Dataset extract:
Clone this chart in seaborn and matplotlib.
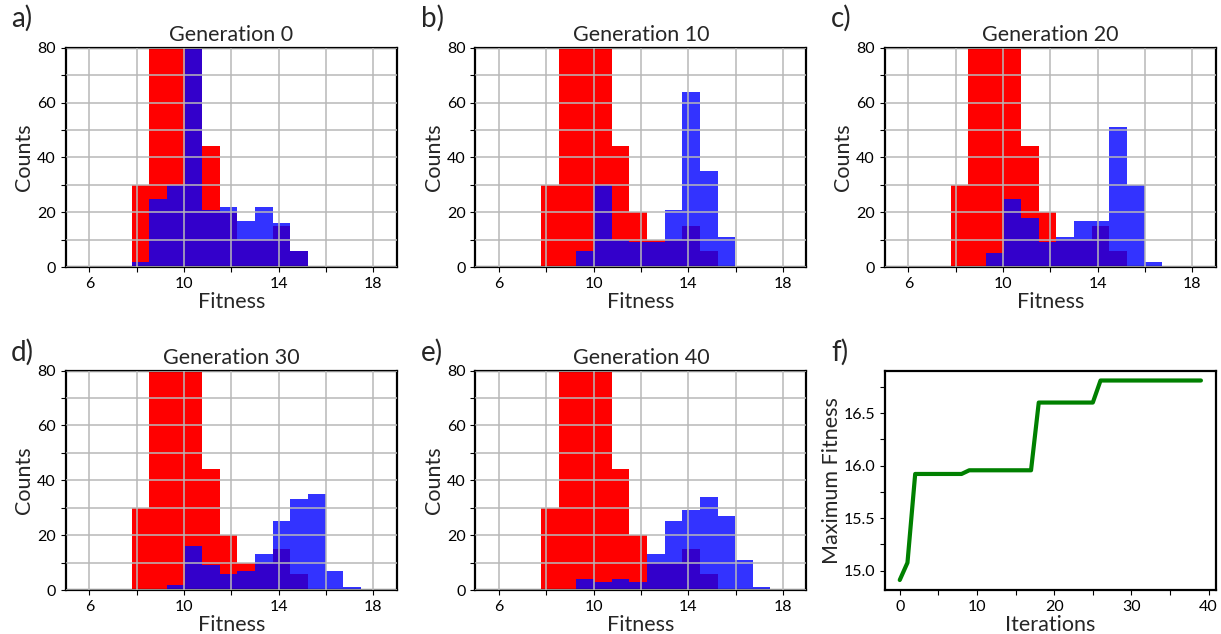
import numpy as np
import matplotlib
matplotlib.use("Agg")
import matplotlib.pyplot as plt
from matplotlib.ticker import MultipleLocator
import seaborn as sns

sns.set_theme(style="ticks")
plt.rcParams['font.family'] = ['Lato', 'DejaVu Sans']

# ------------------------------------------------------------
# Data
# ------------------------------------------------------------
bin_edges = [7.79 + 0.745 * k for k in range(14)]

# reference population (red), same in every panel; tall bins clipped at 80
red_counts = [30, 120, 150, 110, 44, 20, 10, 10, 15, 6, 0, 0, 0]

generations = [0, 10, 20, 30, 40]
blue_gen0 = [2, 25, 30, 100, 21, 22, 17, 22, 16, 6, 0, 0, 0]
blue_gen10 = [0, 0, 6, 30, 10, 9, 9, 21, 64, 35, 11, 0, 0]
blue_gen20 = [0, 0, 5, 25, 18, 9, 11, 17, 17, 51, 30, 2, 0]
blue_gen30 = [0, 0, 2, 16, 9, 6, 7, 13, 25, 33, 35, 7, 1]
blue_gen40 = [0, 0, 4, 3, 4, 3, 13, 25, 29, 34, 27, 11, 1]
blue_counts = [blue_gen0, blue_gen10, blue_gen20, blue_gen30, blue_gen40]

iterations = list(range(40))
max_fitness = ([14.91, 15.075] + [15.92] * 7 + [15.955] * 9
               + [16.60] * 8 + [16.81] * 14)

panel_labels = ['a)', 'b)', 'c)', 'd)', 'e)', 'f)']

bin_centers = [(bin_edges[i] + bin_edges[i + 1]) / 2 for i in range(len(bin_edges) - 1)]

# ------------------------------------------------------------
# Figure
# ------------------------------------------------------------
fig, axes = plt.subplots(2, 3, figsize=(12.21, 6.34), dpi=100)
fig.subplots_adjust(left=0.0538, right=0.9959, top=0.9248, bottom=0.0694,
                    wspace=0.236, hspace=0.471)
axes = axes.ravel()


def style_axes(ax):
    for s in ax.spines.values():
        s.set_linewidth(1.6)
        s.set_color('black')
    ax.tick_params(axis='both', which='both', direction='out', colors='black',
                   labelsize=11.5, width=0.8, length=3.5)


for i, gen in enumerate(generations):
    ax = axes[i]
    sns.histplot(x=bin_centers, weights=red_counts, bins=bin_edges, color='#ff0000',
                 alpha=1.0, linewidth=0, ax=ax)
    sns.histplot(x=bin_centers, weights=blue_counts[i], bins=bin_edges, color='#0000ff',
                 alpha=0.8, linewidth=0, ax=ax)
    ax.set_xlim(5, 19)
    ax.set_ylim(0, 80)
    ax.xaxis.set_major_locator(MultipleLocator(4))
    ax.xaxis.set_minor_locator(MultipleLocator(2))
    ax.set_xticks([6, 10, 14, 18])
    ax.yaxis.set_major_locator(MultipleLocator(20))
    ax.yaxis.set_minor_locator(MultipleLocator(10))
    ax.set_axisbelow(False)
    ax.grid(which='both', color='#b8b8b8', linewidth=1.1)
    ax.set_title(f'Generation {gen}', fontsize=15.5, pad=5)
    ax.set_xlabel('Fitness', fontsize=15.5, labelpad=1)
    ax.set_ylabel('Counts', fontsize=15.5, labelpad=2)
    style_axes(ax)

ax = axes[5]
sns.lineplot(x=iterations, y=max_fitness, color='#008000', linewidth=3, ax=ax)
ax.xaxis.set_major_locator(MultipleLocator(10))
ax.xaxis.set_minor_locator(MultipleLocator(5))
ax.yaxis.set_major_locator(MultipleLocator(0.5))
ax.yaxis.set_minor_locator(MultipleLocator(0.25))
ax.yaxis.set_major_formatter(matplotlib.ticker.FormatStrFormatter('%.1f'))
ax.set_xlabel('Iterations', fontsize=15.5, labelpad=1)
ax.set_ylabel('Maximum Fitness', fontsize=15.5, labelpad=1)
style_axes(ax)

# panel letters
label_pos = [(11, 5), (421, 5), (831, 5), (11, 339), (421, 339), (831, 339)]
for lab, (px, py) in zip(panel_labels, label_pos):
    fig.text(px / 1221, 1 - py / 634, lab, fontsize=20, ha='left', va='top')

plt.savefig('out.png', dpi=100)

Exercise prompt: Repeat the listing above exactly from its first line to the line containing "labelsize=11.5, width=0.8, length=3.5)", both included, and omit the pictures.

Result of this exercise:
Clone this chart in seaborn and matplotlib.
import numpy as np
import matplotlib
matplotlib.use("Agg")
import matplotlib.pyplot as plt
from matplotlib.ticker import MultipleLocator
import seaborn as sns

sns.set_theme(style="ticks")
plt.rcParams['font.family'] = ['Lato', 'DejaVu Sans']

# ------------------------------------------------------------
# Data
# ------------------------------------------------------------
bin_edges = [7.79 + 0.745 * k for k in range(14)]

# reference population (red), same in every panel; tall bins clipped at 80
red_counts = [30, 120, 150, 110, 44, 20, 10, 10, 15, 6, 0, 0, 0]

generations = [0, 10, 20, 30, 40]
blue_gen0 = [2, 25, 30, 100, 21, 22, 17, 22, 16, 6, 0, 0, 0]
blue_gen10 = [0, 0, 6, 30, 10, 9, 9, 21, 64, 35, 11, 0, 0]
blue_gen20 = [0, 0, 5, 25, 18, 9, 11, 17, 17, 51, 30, 2, 0]
blue_gen30 = [0, 0, 2, 16, 9, 6, 7, 13, 25, 33, 35, 7, 1]
blue_gen40 = [0, 0, 4, 3, 4, 3, 13, 25, 29, 34, 27, 11, 1]
blue_counts = [blue_gen0, blue_gen10, blue_gen20, blue_gen30, blue_gen40]

iterations = list(range(40))
max_fitness = ([14.91, 15.075] + [15.92] * 7 + [15.955] * 9
               + [16.60] * 8 + [16.81] * 14)

panel_labels = ['a)', 'b)', 'c)', 'd)', 'e)', 'f)']

bin_centers = [(bin_edges[i] + bin_edges[i + 1]) / 2 for i in range(len(bin_edges) - 1)]

# ------------------------------------------------------------
# Figure
# ------------------------------------------------------------
fig, axes = plt.subplots(2, 3, figsize=(12.21, 6.34), dpi=100)
fig.subplots_adjust(left=0.0538, right=0.9959, top=0.9248, bottom=0.0694,
                    wspace=0.236, hspace=0.471)
axes = axes.ravel()


def style_axes(ax):
    for s in ax.spines.values():
        s.set_linewidth(1.6)
        s.set_color('black')
    ax.tick_params(axis='both', which='both', direction='out', colors='black',
                   labelsize=11.5, width=0.8, length=3.5)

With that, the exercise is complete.